## [Aim]
Type out the complete listing below word for word, without its pictures.

[START OF Information supplied]

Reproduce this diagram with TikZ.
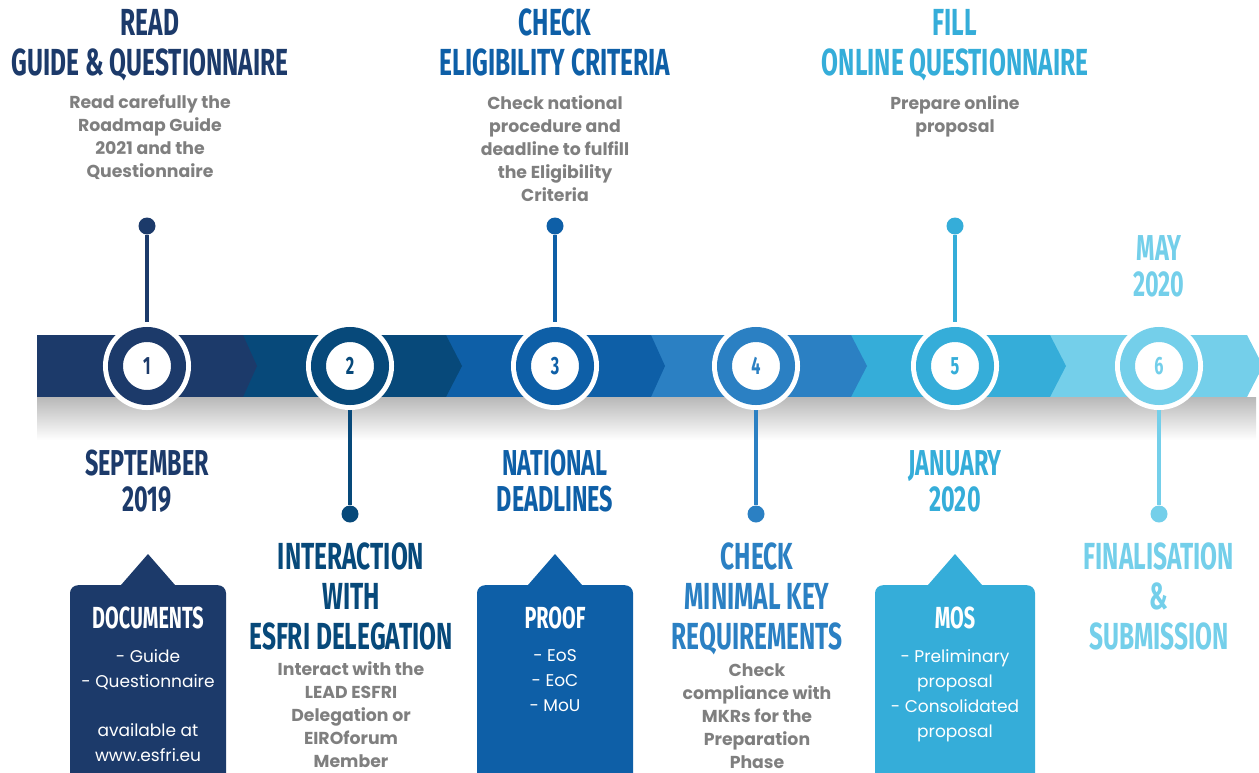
\documentclass[tikz,border=0pt]{standalone}
\usepackage{fontspec}
\setmainfont{Poppins}
\newfontfamily\headfont{Fira Sans}[FakeStretch=0.65]
\usetikzlibrary{positioning}

\definecolor{navy}{HTML}{1C3A6A}
\definecolor{deepblue}{HTML}{07497A}
\definecolor{midblue}{HTML}{0E5FA7}
\definecolor{skyblue}{HTML}{2B80C3}
\definecolor{cyanblue}{HTML}{35ADD9}
\definecolor{paleblue}{HTML}{74CFEA}
\definecolor{textgray}{HTML}{7F7F7F}

\begin{document}
\begin{tikzpicture}[x=1pt,y=-1pt,
    step node/.style={circle,fill=white,draw=#1,text=#1,line width=15pt,minimum size=63pt,inner sep=0pt,
        preaction={draw=white,line width=25pt},font=\headfont\bfseries\fontsize{25}{25}\selectfont},
    dot node/.style={circle,fill=#1,minimum size=17pt,inner sep=0pt},
    stem/.style={draw=#1,line width=3.3pt},
    head text/.style={font=\headfont\bfseries\fontsize{37.7}{40}\selectfont,text=#1,align=center,inner sep=0pt,anchor=north},
    date text/.style={font=\headfont\bfseries\fontsize{36}{36}\selectfont,text=#1,align=center,inner sep=0pt,anchor=north},
    note text/.style={font=\bfseries\fontsize{17.3}{23}\selectfont,text=textgray,align=center,inner sep=0pt},
    box node/.style={rectangle,rounded corners=8pt,fill=#1,minimum width=156pt,minimum height=220pt,anchor=north,inner sep=0pt},
    box head/.style={font=\headfont\bfseries\fontsize{30.5}{30.5}\selectfont,text=white,inner sep=0pt},
    box text/.style={font=\fontsize{17}{24.8}\selectfont,text=white,align=center,inner sep=0pt}]

    \useasboundingbox (0,0) rectangle (1259,772);
    \clip (0,0) rectangle (1259,772);

    % ribbon, right to left so that each tip lies on the next part
    \fill[paleblue] (1050,335) -- (1247,335) -- (1263,366) -- (1247,397) -- (1050,397) -- cycle;
    \fill[cyanblue] (851,335) -- (1050,335) -- (1066,366) -- (1050,397) -- (851,397) -- cycle;
    \fill[skyblue] (651,335) -- (851,335) -- (867,366) -- (851,397) -- (651,397) -- cycle;
    \fill[midblue] (446,335) -- (651,335) -- (665,366) -- (651,397) -- (446,397) -- cycle;
    \fill[deepblue] (243,335) -- (446,335) -- (462,366) -- (446,397) -- (243,397) -- cycle;
    \fill[navy] (37,335) -- (243,335) -- (257,366) -- (243,397) -- (37,397) -- cycle;
    \shade[top color=black!28,bottom color=white] (37,397) rectangle (1256,440);

    % end points of the stems
    \node[dot node=navy] (d1) at (147,226) {};
    \node[dot node=deepblue] (d2) at (350,514) {};
    \node[dot node=midblue] (d3) at (555,226) {};
    \node[dot node=skyblue] (d4) at (756,514) {};
    \node[dot node=cyanblue] (d5) at (955,226) {};
    \node[dot node=paleblue] (d6) at (1159,514) {};

    \path[stem=navy] (d1) -- (147,366);
    \path[stem=deepblue] (d2) -- (350,366);
    \path[stem=midblue] (d3) -- (555,366);
    \path[stem=skyblue] (d4) -- (756,366);
    \path[stem=cyanblue] (d5) -- (955,366);
    \path[stem=paleblue] (d6) -- (1159,366);

    % steps
    \node[step node=navy] (s1) at (147,366) {1};
    \node[step node=deepblue] (s2) at (350,366) {2};
    \node[step node=midblue] (s3) at (555,366) {3};
    \node[step node=skyblue] (s4) at (756,366) {4};
    \node[step node=cyanblue] (s5) at (955,366) {5};
    \node[step node=paleblue] (s6) at (1159,366) {6};

    % texts above the ribbon
    \node[head text=navy] (readhead) at (150,9) {READ\\GUIDE \& QUESTIONNAIRE};
    \node[note text,below=14pt of readhead] (readnote) {Read carefully the\\Roadmap Guide\\2021 and the\\Questionnaire};
    \node[head text=midblue] (checkhead) at (555,9) {CHECK\\ELIGIBILITY CRITERIA};
    \node[note text,below=19pt of checkhead] (checknote) {Check national\\procedure and\\deadline to fulfill\\the Eligibility\\Criteria};
    \node[head text=cyanblue] (fillhead) at (955,9) {FILL\\ONLINE QUESTIONNAIRE};
    \node[note text,below=14pt of fillhead] (fillnote) {Prepare online\\proposal};
    \node[date text=paleblue] (mayhead) at (1159,235) {MAY\\2020};

    % texts below the ribbon
    \node[date text=navy] (sephead) at (147,450) {SEPTEMBER\\2019};
    \node[date text=midblue] (nathead) at (555,450) {NATIONAL\\DEADLINES};
    \node[date text=cyanblue] (janhead) at (955,450) {JANUARY\\2020};

    \node[head text=deepblue] (esfrihead) at (351,543) {INTERACTION\\WITH\\ESFRI DELEGATION};
    \node[note text,below=11pt of esfrihead] (esfrinote) {Interact with the\\LEAD ESFRI\\Delegation or\\EIROforum\\Member};
    \node[head text=skyblue] (mkrhead) at (757,543) {CHECK\\MINIMAL KEY\\REQUIREMENTS};
    \node[note text,below=8pt of mkrhead] (mkrnote) {Check\\compliance with\\MKRs for the\\Preparation\\Phase};
    \node[head text=paleblue] (finalhead) at (1159,543) {FINALISATION\\\&\\SUBMISSION};

    % boxes
    \node[box node=navy] (docbox) at (148,585) {};
    \fill[navy] ([xshift=-27pt]docbox.north) -- ([yshift=31pt]docbox.north) -- ([xshift=27pt]docbox.north) -- cycle;
    \node[box head,below=22pt of docbox.north] (dochead) {DOCUMENTS};
    \node[box text,below=20pt of dochead] (doclist) {- Guide\\- Questionnaire\\[24pt]available at\\www.esfri.eu};

    \node[box node=midblue] (proofbox) at (555,585) {};
    \fill[midblue] ([xshift=-27pt]proofbox.north) -- ([yshift=31pt]proofbox.north) -- ([xshift=27pt]proofbox.north) -- cycle;
    \node[box head,below=22pt of proofbox.north] (proofhead) {PROOF};
    \node[box text,below=20pt of proofhead] (prooflist) {- EoS\\- EoC\\- MoU};

    \node[box node=cyanblue,minimum width=160pt] (mosbox) at (955,585) {};
    \fill[cyanblue] ([xshift=-27pt]mosbox.north) -- ([yshift=31pt]mosbox.north) -- ([xshift=27pt]mosbox.north) -- cycle;
    \node[box head,below=22pt of mosbox.north] (moshead) {MOS};
    \node[box text,below=20pt of moshead] (moslist) {- Preliminary\\proposal\\- Consolidated\\proposal};
\end{tikzpicture}
\end{document}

[END OF Information supplied]

## [Complete response]
Reproduce this diagram with TikZ.
\documentclass[tikz,border=0pt]{standalone}
\usepackage{fontspec}
\setmainfont{Poppins}
\newfontfamily\headfont{Fira Sans}[FakeStretch=0.65]
\usetikzlibrary{positioning}

\definecolor{navy}{HTML}{1C3A6A}
\definecolor{deepblue}{HTML}{07497A}
\definecolor{midblue}{HTML}{0E5FA7}
\definecolor{skyblue}{HTML}{2B80C3}
\definecolor{cyanblue}{HTML}{35ADD9}
\definecolor{paleblue}{HTML}{74CFEA}
\definecolor{textgray}{HTML}{7F7F7F}

\begin{document}
\begin{tikzpicture}[x=1pt,y=-1pt,
    step node/.style={circle,fill=white,draw=#1,text=#1,line width=15pt,minimum size=63pt,inner sep=0pt,
        preaction={draw=white,line width=25pt},font=\headfont\bfseries\fontsize{25}{25}\selectfont},
    dot node/.style={circle,fill=#1,minimum size=17pt,inner sep=0pt},
    stem/.style={draw=#1,line width=3.3pt},
    head text/.style={font=\headfont\bfseries\fontsize{37.7}{40}\selectfont,text=#1,align=center,inner sep=0pt,anchor=north},
    date text/.style={font=\headfont\bfseries\fontsize{36}{36}\selectfont,text=#1,align=center,inner sep=0pt,anchor=north},
    note text/.style={font=\bfseries\fontsize{17.3}{23}\selectfont,text=textgray,align=center,inner sep=0pt},
    box node/.style={rectangle,rounded corners=8pt,fill=#1,minimum width=156pt,minimum height=220pt,anchor=north,inner sep=0pt},
    box head/.style={font=\headfont\bfseries\fontsize{30.5}{30.5}\selectfont,text=white,inner sep=0pt},
    box text/.style={font=\fontsize{17}{24.8}\selectfont,text=white,align=center,inner sep=0pt}]

    \useasboundingbox (0,0) rectangle (1259,772);
    \clip (0,0) rectangle (1259,772);

    % ribbon, right to left so that each tip lies on the next part
    \fill[paleblue] (1050,335) -- (1247,335) -- (1263,366) -- (1247,397) -- (1050,397) -- cycle;
    \fill[cyanblue] (851,335) -- (1050,335) -- (1066,366) -- (1050,397) -- (851,397) -- cycle;
    \fill[skyblue] (651,335) -- (851,335) -- (867,366) -- (851,397) -- (651,397) -- cycle;
    \fill[midblue] (446,335) -- (651,335) -- (665,366) -- (651,397) -- (446,397) -- cycle;
    \fill[deepblue] (243,335) -- (446,335) -- (462,366) -- (446,397) -- (243,397) -- cycle;
    \fill[navy] (37,335) -- (243,335) -- (257,366) -- (243,397) -- (37,397) -- cycle;
    \shade[top color=black!28,bottom color=white] (37,397) rectangle (1256,440);

    % end points of the stems
    \node[dot node=navy] (d1) at (147,226) {};
    \node[dot node=deepblue] (d2) at (350,514) {};
    \node[dot node=midblue] (d3) at (555,226) {};
    \node[dot node=skyblue] (d4) at (756,514) {};
    \node[dot node=cyanblue] (d5) at (955,226) {};
    \node[dot node=paleblue] (d6) at (1159,514) {};

    \path[stem=navy] (d1) -- (147,366);
    \path[stem=deepblue] (d2) -- (350,366);
    \path[stem=midblue] (d3) -- (555,366);
    \path[stem=skyblue] (d4) -- (756,366);
    \path[stem=cyanblue] (d5) -- (955,366);
    \path[stem=paleblue] (d6) -- (1159,366);

    % steps
    \node[step node=navy] (s1) at (147,366) {1};
    \node[step node=deepblue] (s2) at (350,366) {2};
    \node[step node=midblue] (s3) at (555,366) {3};
    \node[step node=skyblue] (s4) at (756,366) {4};
    \node[step node=cyanblue] (s5) at (955,366) {5};
    \node[step node=paleblue] (s6) at (1159,366) {6};

    % texts above the ribbon
    \node[head text=navy] (readhead) at (150,9) {READ\\GUIDE \& QUESTIONNAIRE};
    \node[note text,below=14pt of readhead] (readnote) {Read carefully the\\Roadmap Guide\\2021 and the\\Questionnaire};
    \node[head text=midblue] (checkhead) at (555,9) {CHECK\\ELIGIBILITY CRITERIA};
    \node[note text,below=19pt of checkhead] (checknote) {Check national\\procedure and\\deadline to fulfill\\the Eligibility\\Criteria};
    \node[head text=cyanblue] (fillhead) at (955,9) {FILL\\ONLINE QUESTIONNAIRE};
    \node[note text,below=14pt of fillhead] (fillnote) {Prepare online\\proposal};
    \node[date text=paleblue] (mayhead) at (1159,235) {MAY\\2020};

    % texts below the ribbon
    \node[date text=navy] (sephead) at (147,450) {SEPTEMBER\\2019};
    \node[date text=midblue] (nathead) at (555,450) {NATIONAL\\DEADLINES};
    \node[date text=cyanblue] (janhead) at (955,450) {JANUARY\\2020};

    \node[head text=deepblue] (esfrihead) at (351,543) {INTERACTION\\WITH\\ESFRI DELEGATION};
    \node[note text,below=11pt of esfrihead] (esfrinote) {Interact with the\\LEAD ESFRI\\Delegation or\\EIROforum\\Member};
    \node[head text=skyblue] (mkrhead) at (757,543) {CHECK\\MINIMAL KEY\\REQUIREMENTS};
    \node[note text,below=8pt of mkrhead] (mkrnote) {Check\\compliance with\\MKRs for the\\Preparation\\Phase};
    \node[head text=paleblue] (finalhead) at (1159,543) {FINALISATION\\\&\\SUBMISSION};

    % boxes
    \node[box node=navy] (docbox) at (148,585) {};
    \fill[navy] ([xshift=-27pt]docbox.north) -- ([yshift=31pt]docbox.north) -- ([xshift=27pt]docbox.north) -- cycle;
    \node[box head,below=22pt of docbox.north] (dochead) {DOCUMENTS};
    \node[box text,below=20pt of dochead] (doclist) {- Guide\\- Questionnaire\\[24pt]available at\\www.esfri.eu};

    \node[box node=midblue] (proofbox) at (555,585) {};
    \fill[midblue] ([xshift=-27pt]proofbox.north) -- ([yshift=31pt]proofbox.north) -- ([xshift=27pt]proofbox.north) -- cycle;
    \node[box head,below=22pt of proofbox.north] (proofhead) {PROOF};
    \node[box text,below=20pt of proofhead] (prooflist) {- EoS\\- EoC\\- MoU};

    \node[box node=cyanblue,minimum width=160pt] (mosbox) at (955,585) {};
    \fill[cyanblue] ([xshift=-27pt]mosbox.north) -- ([yshift=31pt]mosbox.north) -- ([xshift=27pt]mosbox.north) -- cycle;
    \node[box head,below=22pt of mosbox.north] (moshead) {MOS};
    \node[box text,below=20pt of moshead] (moslist) {- Preliminary\\proposal\\- Consolidated\\proposal};
\end{tikzpicture}
\end{document}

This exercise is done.